In total, Academies Enterprise Trust has spent £1,377,000 on redundancy, severance and restructure costs in 2019-20 and £1,240,000 on redundancy and severance in 2018-19.

Academies Enterprise Trust ‘now a much stronger MAT’

The highest single payment made in the most recent accounts was £32,000. Three other members of staff were paid around £25,000 each and another was given £16,571 in 2019-20.

In 2018-19, the trust’s spending included two non-statutory/non-contractual severance payments of £45,999.

A spokesperson for AET said: “Redundancy and severance costs were incurred due to restructuring and performance management within the trust, establishing AET as a much stronger MAT with better educational outcomes and much-improved operations. 

“Overall, severance payments were £250,000 less than in the previous reporting year.”

AET revealed last year that it had been on the brink of being broken up and that its chief executive, Julian Drinkall, had to make “swingeing cuts initially” to help eliminate annual £8 million deficits.

At the time of the restructuring, there was a threat of a vote of no confidence from staff unions in 2019, although a vote was not ultimately held.

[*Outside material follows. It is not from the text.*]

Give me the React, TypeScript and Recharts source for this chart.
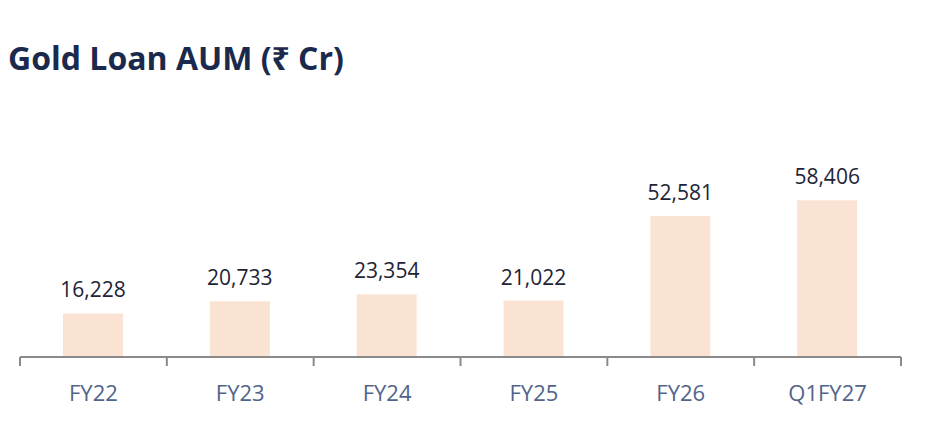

Mr Drinkall, who has been the chief executive of the trust since 2016, has been credited with helping to turn it around.

Earlier this year, AET’s chair, David Hall, said that the trust today is “simply unrecognisable from the organisation that was the bane of the sector back in 2016”.

AET was one of the first fast-growing national academy chains but was banned from taking on any more schools in 2013 by the Department for Education because of concerns about its performance.

At its largest, the trust was responsible for 77 schools. It now runs 58 primary, secondary and special schools educating 33,000 children.

Mr Drinkall is set to leave AET this year to play a leading role at the new the Aga Khan schools organisation, which will deliver education across 15 countries.